Task – Copy exactly the lines from the start of the material through the line with "Serif', 'Times New". Pictures stay out of the copy.
-- Start Data shown --
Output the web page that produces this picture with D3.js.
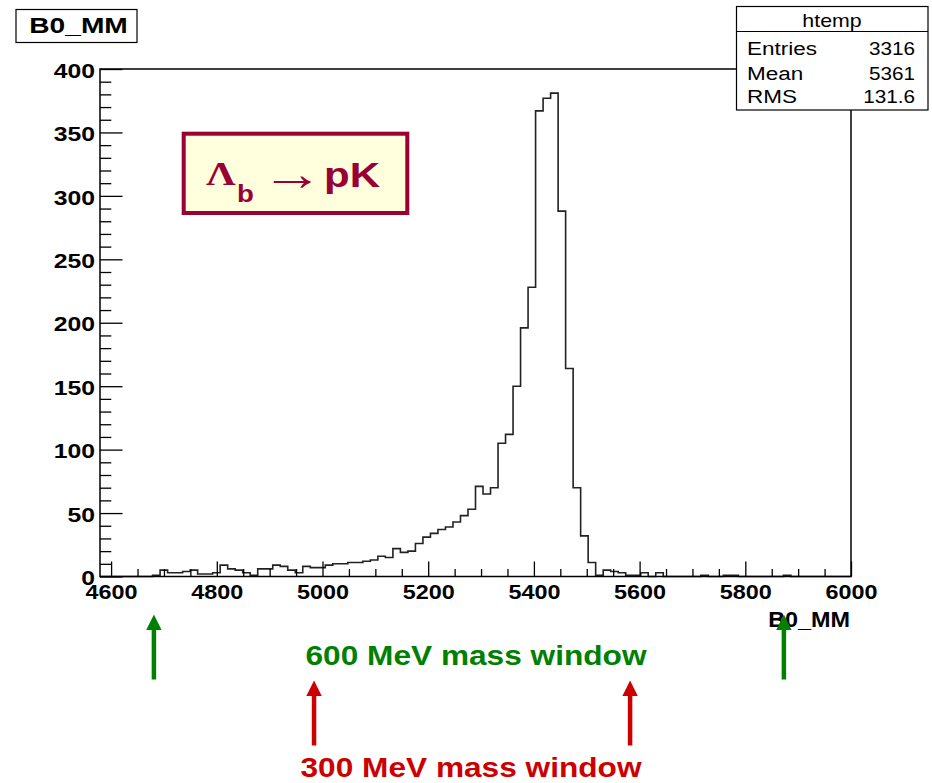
<!DOCTYPE html>
<html>
<head>
<meta charset="utf-8">
<script src="https://cdn.jsdelivr.net/npm/d3@7"></script>
<style>
  html, body { margin: 0; padding: 0; background: #fff; }
  svg { display: block; }
</style>
</head>
<body>
<div class="container"></div>
<script>
// B0_MM histogram, 100 bins between xMin and xMax (counts)
const xMin = 4579
const xMax = 6000
const counts = [
  0, 0, 0, 0, 0, 0, 0, 1, 5, 3,
  3, 4, 5, 2, 2, 3, 9, 6, 5, 3,
  1, 6, 6, 9, 8, 5, 3, 8, 7, 7,
  9, 10, 10, 11, 11, 12, 13, 16, 15, 22,
  19, 20, 26, 31, 34, 37, 39, 43, 48, 53,
  71, 65, 70, 105, 112, 150, 196, 228, 367, 377,
  381, 288, 164, 70, 32, 11, 1, 5, 4, 3,
  1, 1, 3, 0, 3, 0, 0, 0, 0, 0,
  1, 0, 0, 1, 1, 0, 0, 0, 0, 0,
  0, 1, 0, 0, 0, 0, 0, 0, 0, 0
]
const yMax = 400
const xMajorTicks = [4600, 4800, 5000, 5200, 5400, 5600, 5800, 6000]
const xMinorTicks = d3.range(4650, 6000, 50).filter((v) => v % 200 !== 0)
const yMajorTicks = [0, 50, 100, 150, 200, 250, 300, 350, 400]
const yMinorTicks = d3.range(10, 400, 10).filter((v) => v % 50 !== 0)
const statsTitle = 'htemp'
const statsRows = [
  ['Entries', '3316'],
  ['Mean', '5361'],
  ['RMS', '131.6'],
]
const histTitle = 'B0_MM'
const xTitle = 'B0_MM'
const greenWindow = [4681, 5873]
const redWindow = [4984, 5582]
const greenLabel = '600 MeV mass window'
const redLabel = '300 MeV mass window'

const W = 932
const H = 783
const frame = { left: 100, right: 851, top: 69, bottom: 576.5 }
const sans = "'Liberation Sans', Arial, Helvetica, sans-serif"
const serif = "'Liberation Serif', 'Times New Roman', serif"

const svg = d3
  .select('.container')
  .append('svg')
  .attr('width', W)
  .attr('height', H)

const x = d3.scaleLinear().domain([xMin, xMax]).range([frame.left, frame.right])
const y = d3.scaleLinear().domain([0, yMax]).range([frame.bottom, frame.top])

// text that is stretched sideways like the original picture
function label(parent, px, py, str, o) {
  return parent
    .append('text')
    .attr('transform', `translate(${px},${py}) scale(${o.sx || 1},1)`)
    .attr('text-anchor', o.anchor || 'start')
    .attr('font-family', o.family || sans)
    .attr('font-size', o.size)
    .attr('font-weight', o.weight || 'normal')
    .attr('fill', o.fill || '#000')
    .text(str)
}

// frame background
svg
  .append('rect')
  .attr('x', frame.left)
  .attr('y', frame.top)
  .attr('width', frame.right - frame.left)
  .attr('height', frame.bottom - frame.top)
  .attr('fill', '#fff')

// histogram outline
const binW = (xMax - xMin) / counts.length
const pts = [[xMin, 0]]
counts.forEach((c, i) => {
  pts.push([xMin + i * binW, c])
  pts.push([xMin + (i + 1) * binW, c])
})
pts.push([xMax, 0])

svg
  .append('path')
  .datum(pts)
  .attr('d', d3.line().x((d) => x(d[0])).y((d) => y(d[1])))
  .attr('fill', 'none')
  .attr('stroke', '#222')
  .attr('stroke-width', 1.6)

// axes
const xAxis = svg
  .append('g')
  .attr('transform', `translate(0,${frame.bottom})`)
  .call(
    d3
      .axisBottom(x)
      .tickValues(xMajorTicks)
      .tickSize(-15)
      .tickPadding(9)
      .tickFormat(d3.format('d'))
  )
xAxis
  .append('g')
  .call(d3.axisBottom(x).tickValues(xMinorTicks).tickSize(-7.5).tickFormat(''))

const yAxis = svg
  .append('g')
  .attr('transform', `translate(${frame.left},0)`)
  .call(
    d3
      .axisLeft(y)
      .tickValues(yMajorTicks)
      .tickSize(-22.5)
      .tickPadding(5)
      .tickFormat(d3.format('d'))
  )
yAxis
  .append('g')
  .call(d3.axisLeft(y).tickValues(yMinorTicks).tickSize(-11.3).tickFormat(''))

svg.selectAll('.domain').remove()
svg.selectAll('.tick line').attr('stroke', '#000').attr('stroke-width', 1.3)

xAxis
  .selectAll('text')
  .attr('font-family', sans)
  .attr('font-size', 19.5)
  .attr('font-weight', 'bold')
  .attr('fill', '#000')
  .attr('transform', 'scale(1.2,1)')

yAxis
  .selectAll('text')
  .attr('font-family', sans)
  .attr('font-size', 19.5)
  .attr('font-weight', 'bold')
  .attr('fill', '#000')
  .attr('dy', '0.42em')
  .attr('x', -5 / 1.27)
  .attr('transform', 'scale(1.27,1)')

// frame border
svg
  .append('rect')
  .attr('x', frame.left)
  .attr('y', frame.top)
  .attr('width', frame.right - frame.left)
  .attr('height', frame.bottom - frame.top)
  .attr('fill', 'none')
  .attr('stroke', '#000')
  .attr('stroke-width', 1.5)

label(svg, frame.right - 1, 626.5, xTitle, {
  size: 22.5,
  weight: 'bold',
  anchor: 'end',
  sx: 1.04,
})

// title box
svg
  .append('rect')
  .attr('x', 16)
  .attr('y', 9.5)
  .attr('width', 121)
  .attr('height', 33)
  .attr('fill', '#fff')
  .attr('stroke', '#000')
  .attr('stroke-width', 1.2)
label(svg, 78.5, 33.3, histTitle, {
  size: 22,
  weight: 'bold',
  anchor: 'middle',
  sx: 1.28,
})

// stats box
const stats = svg.append('g')
stats
  .append('rect')
  .attr('x', 736.5)
  .attr('y', 6.5)
  .attr('width', 191.5)
  .attr('height', 103.5)
  .attr('fill', '#fff')
  .attr('stroke', '#000')
  .attr('stroke-width', 1.2)
stats
  .append('line')
  .attr('x1', 736.5)
  .attr('x2', 928)
  .attr('y1', 31.5)
  .attr('y2', 31.5)
  .attr('stroke', '#000')
  .attr('stroke-width', 1.2)
label(stats, 832, 27, statsTitle, { size: 17.5, anchor: 'middle', sx: 1.22 })
const rowY = [55, 79.5, 103]
statsRows.forEach((r, i) => {
  label(stats, 747, rowY[i], r[0], { size: 18, sx: 1.25 })
  label(stats, 915, rowY[i], r[1], { size: 18, anchor: 'end', sx: 1.15 })
})

// Lambda_b -> pK box
const maroon = '#990033'
svg
  .append('rect')
  .attr('x', 183.7)
  .attr('y', 133.7)
  .attr('width', 223.6)
  .attr('height', 79.3)
  .attr('fill', '#ffffdd')
  .attr('stroke', maroon)
  .attr('stroke-width', 4)
label(svg, 206, 185, 'Λ', { size: 34, weight: 'bold', family: serif, fill: maroon, sx: 1.22 })
label(svg, 237, 201.5, 'b', { size: 23, weight: 'bold', fill: maroon, sx: 1.2 })
label(svg, 261, 190, '→', { size: 48, fill: maroon, sx: 1.3 })
label(svg, 324, 186.5, 'pK', { size: 35, weight: 'bold', fill: maroon, sx: 1.2 })

// mass window arrows
function arrow(xv, yTip, yEnd, color) {
  const px = x(xv)
  svg
    .append('line')
    .attr('x1', px)
    .attr('x2', px)
    .attr('y1', yTip + 12)
    .attr('y2', yEnd)
    .attr('stroke', color)
    .attr('stroke-width', 4.5)
  svg
    .append('path')
    .attr('d', `M${px},${yTip} L${px - 7.7},${yTip + 15.5} L${px + 7.7},${yTip + 15.5} Z`)
    .attr('fill', color)
}

const green = '#008000'
const red = '#cc0000'
greenWindow.forEach((v) => arrow(v, 614.5, 679.5, green))
redWindow.forEach((v) => arrow(v, 680.5, 745.5, red))

label(svg, 476, 665, greenLabel, {
  size: 28,
  weight: 'bold',
  anchor: 'middle',
  fill: green,
  sx: 1.13,
})
label(svg, 471, 776.5, redLabel, {
  size: 28,
  weight: 'bold',
  anchor: 'middle',
  fill: red,
  sx: 1.13,
})
</script>
</body>
</html>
-- End Data shown --
Expected answer –
Output the web page that produces this picture with D3.js.
<!DOCTYPE html>
<html>
<head>
<meta charset="utf-8">
<script src="https://cdn.jsdelivr.net/npm/d3@7"></script>
<style>
  html, body { margin: 0; padding: 0; background: #fff; }
  svg { display: block; }
</style>
</head>
<body>
<div class="container"></div>
<script>
// B0_MM histogram, 100 bins between xMin and xMax (counts)
const xMin = 4579
const xMax = 6000
const counts = [
  0, 0, 0, 0, 0, 0, 0, 1, 5, 3,
  3, 4, 5, 2, 2, 3, 9, 6, 5, 3,
  1, 6, 6, 9, 8, 5, 3, 8, 7, 7,
  9, 10, 10, 11, 11, 12, 13, 16, 15, 22,
  19, 20, 26, 31, 34, 37, 39, 43, 48, 53,
  71, 65, 70, 105, 112, 150, 196, 228, 367, 377,
  381, 288, 164, 70, 32, 11, 1, 5, 4, 3,
  1, 1, 3, 0, 3, 0, 0, 0, 0, 0,
  1, 0, 0, 1, 1, 0, 0, 0, 0, 0,
  0, 1, 0, 0, 0, 0, 0, 0, 0, 0
]
const yMax = 400
const xMajorTicks = [4600, 4800, 5000, 5200, 5400, 5600, 5800, 6000]
const xMinorTicks = d3.range(4650, 6000, 50).filter((v) => v % 200 !== 0)
const yMajorTicks = [0, 50, 100, 150, 200, 250, 300, 350, 400]
const yMinorTicks = d3.range(10, 400, 10).filter((v) => v % 50 !== 0)
const statsTitle = 'htemp'
const statsRows = [
  ['Entries', '3316'],
  ['Mean', '5361'],
  ['RMS', '131.6'],
]
const histTitle = 'B0_MM'
const xTitle = 'B0_MM'
const greenWindow = [4681, 5873]
const redWindow = [4984, 5582]
const greenLabel = '600 MeV mass window'
const redLabel = '300 MeV mass window'

const W = 932
const H = 783
const frame = { left: 100, right: 851, top: 69, bottom: 576.5 }
const sans = "'Liberation Sans', Arial, Helvetica, sans-serif"
const serif = "'Liberation Serif', 'Times New Roman', serif"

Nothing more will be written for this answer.